Identifying Financial Goals
Financial planning is heavily based on your ability to set clear and comprehensive objectives, which focus not only on predictable but unpredictable events as well.
There are many important goals that an individual must keep in mind while doing financial planning, but the most important for anybody is his child’s education. The cost of education in today's age is high-priced. However, if you have planned for it, the cost may not prove all that arduous.
If you start planning and saving for your child’s higher education since the time he enters a play school, you will be able to save sufficient amount for him till the time he leaves high school.
Suppose that an MBA programme of 2 years in a well known business school costs Rs 500,000. The age of your child is just 5 years now and he will start with his MBA at 20. This means that you will have 15 years to plan for your child’s education. Presuming that the cost of an MBA degree appreciates at 10% per annum, the degree after 15 years would cost Rs 2,088,624. This may seem a tough job to you but not when you plan for it.
Planning for the future
Amount you wish to accumulate (Rs)
2,088,624
Tenure (years)
15
Assumed return (CAGR)
12%
Amount to be invested annually (Rs)
56,026
Amount to be invested monthly (Rs)
4,430
This amount will not be tough to achieve if you have your objectives and goals in mind.

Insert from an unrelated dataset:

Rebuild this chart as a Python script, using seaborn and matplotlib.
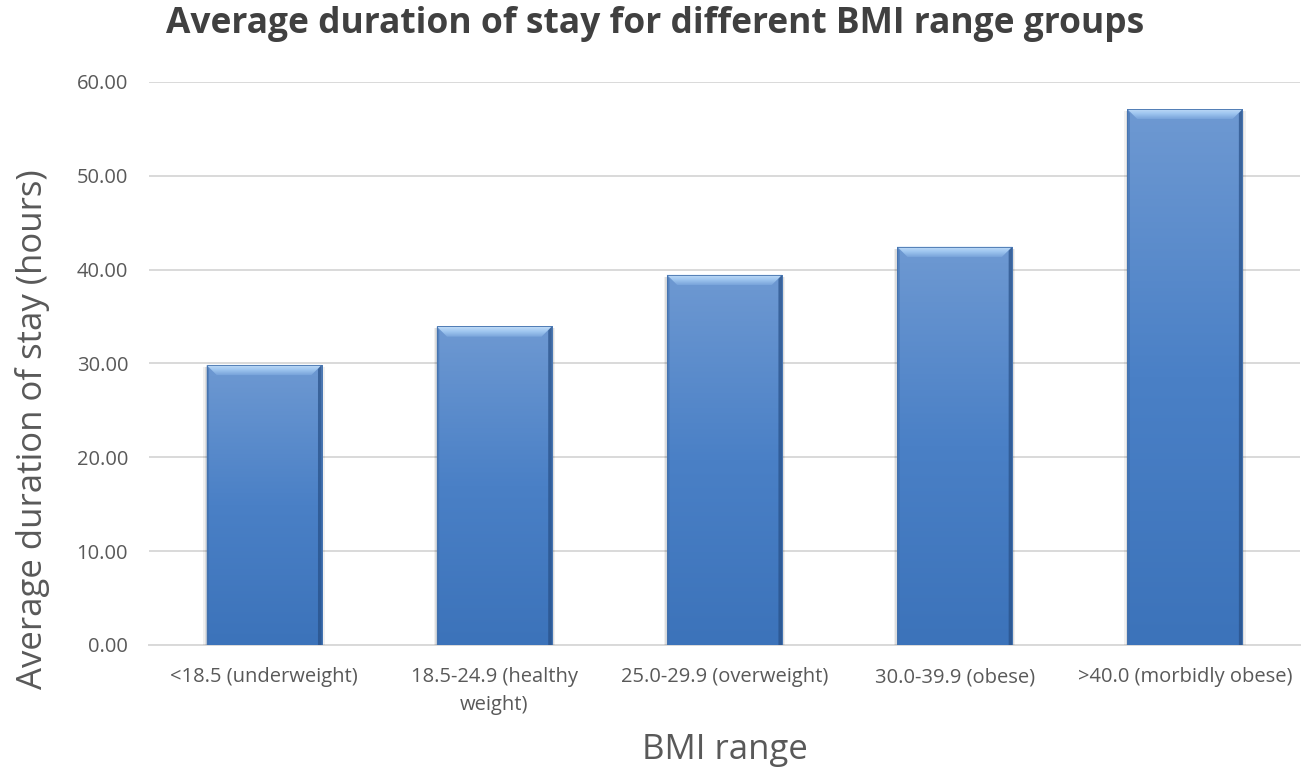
import numpy as np
import pandas as pd
import matplotlib
matplotlib.use("Agg")
import matplotlib.pyplot as plt
import seaborn as sns
from matplotlib.colors import LinearSegmentedColormap
from matplotlib.patches import Polygon, Rectangle

# BMI groups and their average length of stay (hours)
bmi_ranges = [
    "<18.5 (underweight)",
    "18.5-24.9 (healthy\nweight)",
    "25.0-29.9 (overweight)",
    "30.0-39.9 (obese)",
    ">40.0 (morbidly obese)",
]
avg_stay_hours = [29.85, 33.95, 39.45, 42.45, 57.10]
y_ticks = [0, 10, 20, 30, 40, 50, 60]

sns.set_theme(style="white")
plt.rcParams["font.family"] = ["Open Sans", "DejaVu Sans"]

df = pd.DataFrame({"bmi": bmi_ranges, "hours": avg_stay_hours})

fig = plt.figure(figsize=(13.02, 7.73), dpi=100)
ax = fig.add_axes([0.1144, 0.1656, 0.8841, 0.7284])

sns.barplot(data=df, x="bmi", y="hours", ax=ax, color="#4f81c4",
            width=0.5, saturation=1, zorder=3)

ax.set_ylim(0, 60)
ax.set_xlim(-0.5, len(bmi_ranges) - 0.5)
ax.set_yticks(y_ticks)
ax.set_yticklabels([f"{v:.2f}" for v in y_ticks])
ax.yaxis.grid(True, color="#d9d9d9", linewidth=1.4, zorder=0)
ax.xaxis.grid(False)
for side in ["top", "right", "left"]:
    ax.spines[side].set_visible(False)
ax.spines["bottom"].set_color("#d9d9d9")
ax.spines["bottom"].set_linewidth(1.4)
ax.spines["bottom"].set_zorder(1)
ax.tick_params(axis="both", length=0, labelsize=14.5, labelcolor="#595959")
ax.tick_params(axis="y", pad=15)
ax.tick_params(axis="x", pad=16)
for lbl in ax.get_xticklabels():
    lbl.set_linespacing(1.55)

# Vertical gradient fill with a soft bevel on each bar
body_cmap = LinearSegmentedColormap.from_list(
    "bar_body", ["#3c73ba", "#4a80c6", "#6e99d2"])
bevel_cmap = LinearSegmentedColormap.from_list(
    "bar_bevel", ["#78a3da", "#9fc6f0", "#c4def8"])
grad = np.linspace(0, 1, 256).reshape(-1, 1)
bev_h = 1.1      # bevel depth in data units
bev_w = 0.045    # bevel inset in category units
for patch in list(ax.patches):
    x0, y0 = patch.get_x(), patch.get_y()
    w, h = patch.get_width(), patch.get_height()
    x1, y1 = x0 + w, y0 + h
    # soft drop shadow on both sides
    for off, a in [(0.014, 0.06), (0.008, 0.08)]:
        ax.add_patch(Rectangle((x0 - off, y0), w + 2 * off, h - 0.2,
                               facecolor="#000000", alpha=a,
                               edgecolor="none", zorder=2.5))
    im = ax.imshow(grad, cmap=body_cmap, aspect="auto", origin="lower",
                   extent=[x0, x1, y0, y1], zorder=3.2)
    im.set_clip_path(patch)
    # top bevel: trapezoid lit from above
    top = Polygon([(x0, y1), (x1, y1), (x1 - bev_w, y1 - bev_h),
                   (x0 + bev_w, y1 - bev_h)], closed=True,
                  facecolor="none", edgecolor="none", zorder=3.4)
    ax.add_patch(top)
    imb = ax.imshow(grad, cmap=bevel_cmap, aspect="auto", origin="lower",
                    extent=[x0, x1, y1 - bev_h, y1], zorder=3.4)
    imb.set_clip_path(top)
    # side bevels, slightly darker
    left = Polygon([(x0, y1), (x0 + bev_w * 0.25, y1 - bev_h * 0.4),
                    (x0 + bev_w * 0.25, y0), (x0, y0)], closed=True,
                   facecolor="#3d6cab", alpha=0.5, edgecolor="none", zorder=3.5)
    right = Polygon([(x1, y1), (x1 - bev_w * 0.35, y1 - bev_h * 0.4),
                     (x1 - bev_w * 0.35, y0), (x1, y0)], closed=True,
                    facecolor="#274f86", alpha=0.7, edgecolor="none", zorder=3.5)
    ax.add_patch(left)
    ax.add_patch(right)
    patch.set_facecolor("none")
    patch.set_edgecolor("#4472ad")
    patch.set_linewidth(0.6)
    patch.set_zorder(3.6)

ax.set_xlabel("BMI range", fontsize=25, color="#595959")
ax.xaxis.set_label_coords(0.5, -0.156)
ax.set_ylabel("Average duration of stay (hours)", fontsize=25, color="#595959")
ax.yaxis.set_label_coords(-0.086, 0.384)
fig.suptitle("Average duration of stay for different BMI range groups",
             fontsize=25.5, fontweight="bold", color="#404040", x=0.503, y=0.992)

fig.savefig("out.png", dpi=100)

Since you are aware of the amount needed to be saved for your child’s higher education, its time to start investing in order to achieve the target. If you invest regularly in well managed diversified equity funds, the Rs 20 lakh education fees will not appear so daunting.
On the other hand, if you have not planned for this astronomical sum in advance, paying for your child's education at that stage would prove to be a colossal task for you.
The above approach of planning well in advance can be useful for other objectives as well such as buying a property or your child's marriage among others.
Setting realistic and tangible goals and working towards achieving them on a regular basis is the key to successful investing. An individual should have multiple portfolios, each catering to an earmarked objective. While setting objectives could be an easy task, the challenge is to get the right asset allocation.
A competent and dependable investment mentor plays a chief role in this, but more importantly, the responsibility of planning well in advance to realise your objectives is on you.